In terms of “finding big ideas,” the authors suggested two tips in particular that I think will be useful: “look carefully at state standards” and “circle key recurring nouns in standards documents to highlight big ideas and the recurring verbs to identify core tasks” (73-74). The authors remind us again that we are experts as teachers, and the “Expert Blind Spot” can prevent us from making big ideas obvious to students. We need to think like students in order to help them grasp big ideas and truly understand the content.

Friday, September 24, 2010

Backward Design


One of the main ideas is focused on developing goals and objectives when we do our planning. The teaching job is not done randomly; it needs guidance, preparation and elaboration.
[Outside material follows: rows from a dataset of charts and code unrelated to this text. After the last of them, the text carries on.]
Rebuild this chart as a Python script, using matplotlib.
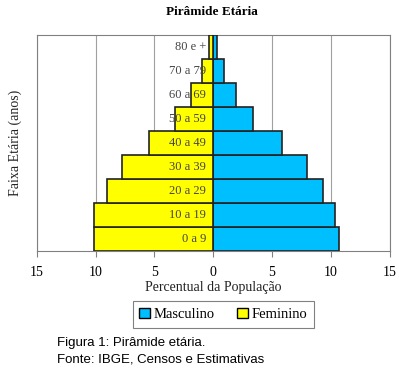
import matplotlib
matplotlib.use('Agg')
import matplotlib.pyplot as plt
from matplotlib.patches import Patch
import numpy as np

# Dados da pirâmide (percentual da população)
faixas = ["0 a 9", "10 a 19", "20 a 29", "30 a 39", "40 a 49",
          "50 a 59", "60 a 69", "70 a 79", "80 e +"]
masculino = [10.7, 10.35, 9.35, 8.0, 5.85, 3.35, 1.95, 0.9, 0.3]
feminino = [10.15, 10.15, 9.05, 7.8, 5.5, 3.25, 1.9, 0.95, 0.4]
xticks = [-15, -10, -5, 0, 5, 10, 15]
xticklabels = ["15", "10", "5", "0", "5", "10", "15"]

serif = "Liberation Serif"
cor_masc = "#00BFFF"
cor_fem = "#FFFF00"

fig = plt.figure(figsize=(3.99, 3.69), dpi=100)
ax = fig.add_axes([0.0927, 0.3198, 0.8835, 0.5862])

y = np.arange(len(faixas))
ax.barh(y, masculino, height=1.0, color=cor_masc, edgecolor="#222222", linewidth=1.2, zorder=3)
ax.barh(y, [-v for v in feminino], height=1.0, color=cor_fem, edgecolor="#222222", linewidth=1.2, zorder=3)

for i, f in enumerate(faixas):
    ax.text(-0.6, i, f, ha="right", va="center", fontsize=9, family=serif,
            color="#444444", zorder=4)

ax.set_xlim(-15, 15)
ax.set_ylim(-0.5, len(faixas) - 0.5)
ax.set_xticks(xticks)
ax.set_xticklabels(xticklabels, family=serif, fontsize=10)
ax.set_yticks([])
ax.tick_params(axis="x", direction="out", length=4, color="#808080", pad=7)
ax.grid(axis="x", color="#A0A0A0", linewidth=0.8, zorder=0)
for s in ax.spines.values():
    s.set_color("#808080")
    s.set_linewidth(0.8)

ax.set_xlabel("Percentual da População", family=serif, fontsize=10, color="#222222", labelpad=1)
ax.set_ylabel("Faixa Etária (anos)", family=serif, fontsize=10, color="#222222", labelpad=11)
fig.text(0.53, 0.985, "Pirâmide Etária", ha="center", va="top", family=serif,
         fontsize=9.5, fontweight="bold")

handles = [Patch(facecolor=cor_masc, edgecolor="black", label="Masculino"),
           Patch(facecolor=cor_fem, edgecolor="black", label="Feminino")]
leg = fig.legend(handles=handles, loc="center", bbox_to_anchor=(0.559, 0.148), ncol=2,
                 prop={"family": serif, "size": 10.5}, fancybox=False, framealpha=1,
                 edgecolor="#808080", handlelength=0.75, handleheight=0.75,
                 handletextpad=0.25, columnspacing=1.5, borderpad=0.45,
                 borderaxespad=0)
leg.get_frame().set_linewidth(0.8)

fig.text(0.143, 0.07, "Figura 1: Pirâmide etária.", family="Liberation Sans",
         fontsize=9.5, va="center")
fig.text(0.143, 0.027, "Fonte: IBGE, Censos e Estimativas", family="Liberation Sans",
         fontsize=9.5, va="center")

fig.savefig("out.png", dpi=100)
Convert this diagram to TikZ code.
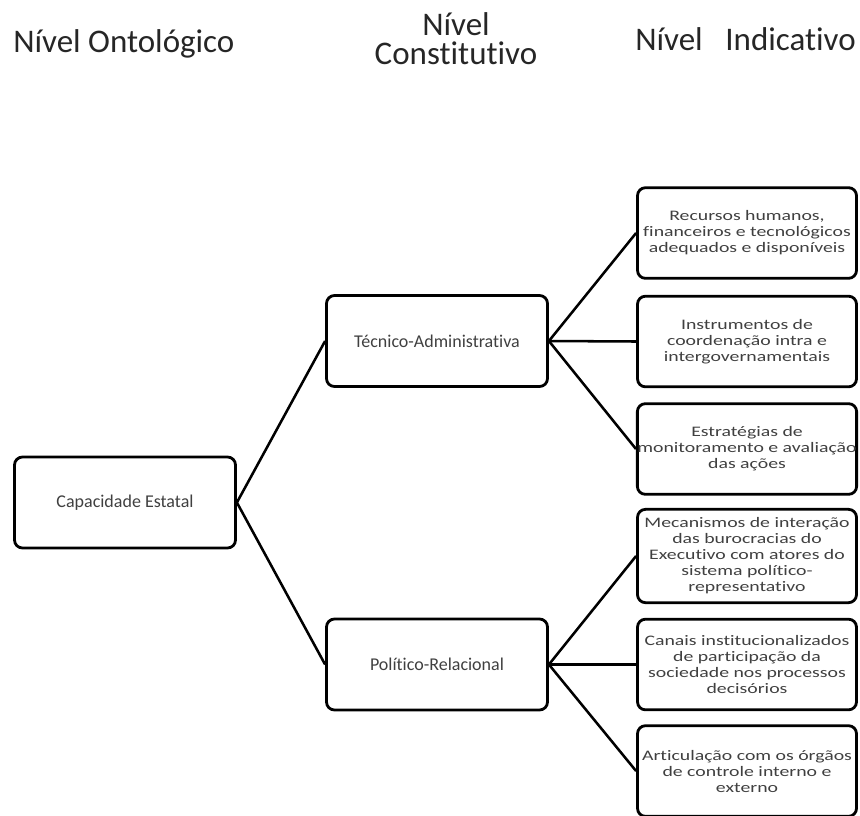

On one hand, the guidance is given by the national or institutional standards that specify what students should know and be able to do. On the other hand, preparation and elaboration are on the teacher’s criteria and creativity. Teacher’s criteria will be understood as the objectives or results we want to get after doing our lesson. The creativity will be used when we want to give the correct order to our lesson using the content, the appropriate method and the proper activities.
Here appears the concept of “Backward Design”. The backwards design model centers on the idea that the design process should begin with identifying the desired results and then "work backwards" to develop instruction rather than the traditional approach which is to define what topics need to be covered. In other words, we should use a results-focused design instead of a content-focused design.
Their framework identifies three main stages:
                Stage 1: Identify desired results: It means the learning that should endure over the long term. This is referred to as the “enduring understanding”. This requires “clarity about priorities” (Wiggins).
                Stage 2: Determine acceptable evidence: We need to establish what constitutes acceptable evidence of competency in the outcomes and results. To define what forms of assessment will demonstrate that the student acquired the knowledge, understanding, and skill to answer the questions. There are three types of assessments: Performance Task, Criteria Referenced Assessment (quizzes, test, prompts) and Unprompted Assessment and Self-Assessment (observations, dialogues, etc.).
                Stage 3: Plan learning experiences and instruction: It means instructional strategies and learning experiences that equip students to develop and demonstrate the desired understanding, bringing students to these competency levels.